How do I show (2n)! >= 2^n((n!)^2) for every n>=0 by induction?

First we need to be clear how to construct a proof by induction. It has two main parts, the base case and the inductive step. Let P(n) denote that the statement is true for a fixed n. Our base case is to check that P(0) is true. Our inductive step is to show that if we assume P(n) is true, then we can derive that P(n+1) is true. This usually involves rearranging one side of P(n+1) untill we see one side of P(n) in some part of it then substituting the other side of P(n) and rearranging our way to the unseen side of P(n+1). Finally we must remember to conclude the proof, drawing together what we have shown to show the statement is true in general. The conclusion is pretty much the same for any proof of this type. The base case is simpler. Substitute n=0 into the LHS, then the RHS and check the inequality holds.
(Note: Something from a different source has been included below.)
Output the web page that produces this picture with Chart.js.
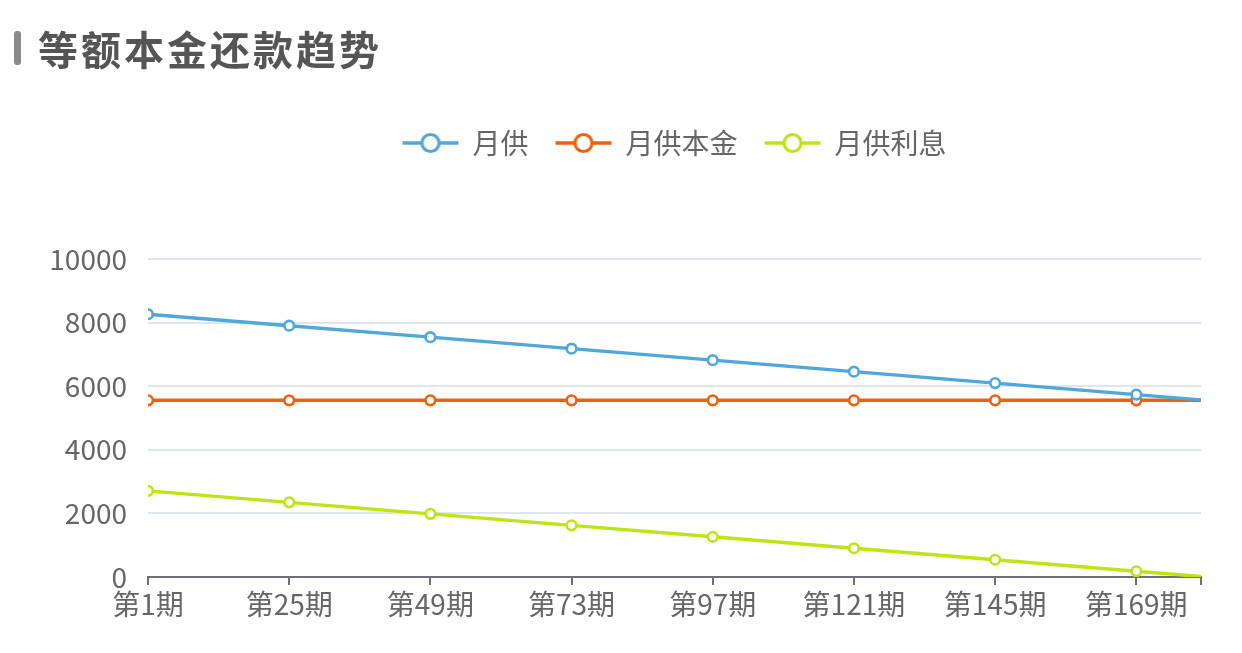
<!DOCTYPE html>
<html>
<head>
<meta charset="utf-8">
<script src="https://cdn.jsdelivr.net/npm/chart.js@4.4.1/dist/chart.umd.min.js"></script>
<style>
  html, body { margin: 0; padding: 0; background: #fff; width: 1242px; height: 653px; overflow: hidden; }
  #wrap { position: absolute; left: 0; top: 0; width: 1242px; height: 653px; }
  #title { position: absolute; left: 14px; top: 24px; height: 48px; display: flex; align-items: center;
    font-family: "Noto Sans CJK SC", sans-serif; font-weight: bold; font-size: 40px; letter-spacing: 3px; color: #555; z-index: 2; }
  #title .bar { display: inline-block; width: 7px; height: 34px; background: #8a8a8a; border-radius: 3px; margin-right: 17px; }
</style>
</head>
<body>
<div id="title"><span class="bar"></span>等额本金还款趋势</div>
<div id="wrap"><canvas id="c" width="1242" height="653"></canvas></div>
<script>
// ---- data ----
const periods = [1, 25, 49, 73, 97, 121, 145, 169, 180];
const xTickLabels = ['第1期', '第25期', '第49期', '第73期', '第97期', '第121期', '第145期', '第169期', ''];
const seriesNames = ['月供', '月供本金', '月供利息'];
const monthlyPayment = [8264, 7903, 7542, 7181, 6819, 6458, 6097, 5736, 5571];
const monthlyPrincipal = [5556, 5556, 5556, 5556, 5556, 5556, 5556, 5556, 5556];
const monthlyInterest = [2708, 2347, 1986, 1625, 1264, 903, 542, 181, 15];
const yTicks = [0, 2000, 4000, 6000, 8000, 10000];

const colors = ['#50a7da', '#ec6210', '#bde414'];
const FONT = '"Noto Sans CJK SC", "Noto Sans", sans-serif';

function legendIcon(color) {
  const cv = document.createElement('canvas');
  cv.width = 58; cv.height = 24;
  const g = cv.getContext('2d');
  g.strokeStyle = color; g.lineWidth = 3.5;
  g.beginPath(); g.moveTo(1, 12); g.lineTo(57, 12); g.stroke();
  g.beginPath(); g.arc(29, 12, 8.5, 0, Math.PI * 2);
  g.fillStyle = '#fff'; g.fill(); g.lineWidth = 3.2; g.stroke();
  return cv;
}
const icons = colors.map(legendIcon);

const seriesData = [monthlyPayment, monthlyPrincipal, monthlyInterest];
const datasets = seriesData.map((arr, i) => ({
  label: seriesNames[i],
  data: arr.map((v, k) => ({ x: periods[k], y: v })),
  borderColor: colors[i],
  backgroundColor: '#fff',
  borderWidth: 3.4,
  pointRadius: ctx => (ctx.dataIndex === periods.length - 1 ? 0 : 4.8),
  pointHoverRadius: 5,
  pointBorderWidth: 2.6,
  pointBackgroundColor: '#fff',
  pointBorderColor: colors[i],
  tension: 0,
  fill: false
}));

const PLOT_LEFT = 148, PLOT_RIGHT = 1201;

const legendShift = {
  id: 'legendShift',
  afterLayout(ch) {
    if (ch.legend) { ch.legend.left = PLOT_LEFT; ch.legend.right = PLOT_RIGHT; }
  }
};

const chart = new Chart(document.getElementById('c'), {
  type: 'line',
  data: { datasets },
  plugins: [legendShift],
  options: {
    responsive: false,
    animation: false,
    layout: { padding: { top: 102, left: 0, right: 1242 - PLOT_RIGHT, bottom: 0 } },
    plugins: {
      tooltip: { enabled: false },
      legend: {
        position: 'top',
        align: 'center',
        labels: {
          usePointStyle: true,
          pointStyleWidth: 56,
          padding: 27,
          color: '#666',
          font: { family: FONT, size: 28 },
          generateLabels: function (ch) {
            const items = Chart.defaults.plugins.legend.labels.generateLabels(ch);
            items.forEach(it => { it.pointStyle = icons[it.datasetIndex]; });
            return items;
          }
        }
      }
    },
    scales: {
      x: {
        type: 'linear',
        min: periods[0],
        max: periods[periods.length - 1],
        afterBuildTicks: s => { s.ticks = periods.map(v => ({ value: v })); },
        afterFit: s => { s.height = 76; },
        ticks: {
          autoSkip: false,
          maxRotation: 0,
          padding: 3,
          color: '#666',
          font: { family: FONT, size: 28 },
          callback: (v, idx) => xTickLabels[idx]
        },
        grid: { display: true, drawOnChartArea: false, drawTicks: true, tickLength: 8, color: '#6e7079', lineWidth: 2 },
        border: { display: true, color: '#6e7079', width: 2 }
      },
      y: {
        min: 0,
        max: 10000,
        afterBuildTicks: s => { s.ticks = yTicks.map(v => ({ value: v })); },
        afterFit: s => { s.width = PLOT_LEFT; },
        ticks: {
          padding: 21,
          color: '#666',
          font: { family: FONT, size: 28 },
          callback: v => String(v)
        },
        grid: { color: '#e0e6f1', lineWidth: 2, drawTicks: false },
        border: { display: false }
      }
    }
  }
});

// legend bottom spacing so the plot area starts at the right height
const origFit = chart.legend.fit;
chart.legend.fit = function () { origFit.call(this); this.height = 157; };
chart.update();
</script>
</body>
</html>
To complete this part you need to make sure you understand the values of 2⁰ and 0!. For the inductive step assume P(n). Write down this statement in full. Somewhere else write the statement for P(n+1) and remember it is our goal to derive this inquality. Starting with the LHS of P(n+1) argue your way to the RHS remembering to respect the inequality, so each new line should be greater or equal to the last. To complete this part it would be helpful to write out the meaning of some parts of the statement such as (2(n+1))! and (n+1)! ². Our conclusion is that if P(n) is true then so is P(n+1), and since P(0) is true, the statement is true for evey integer n>=0.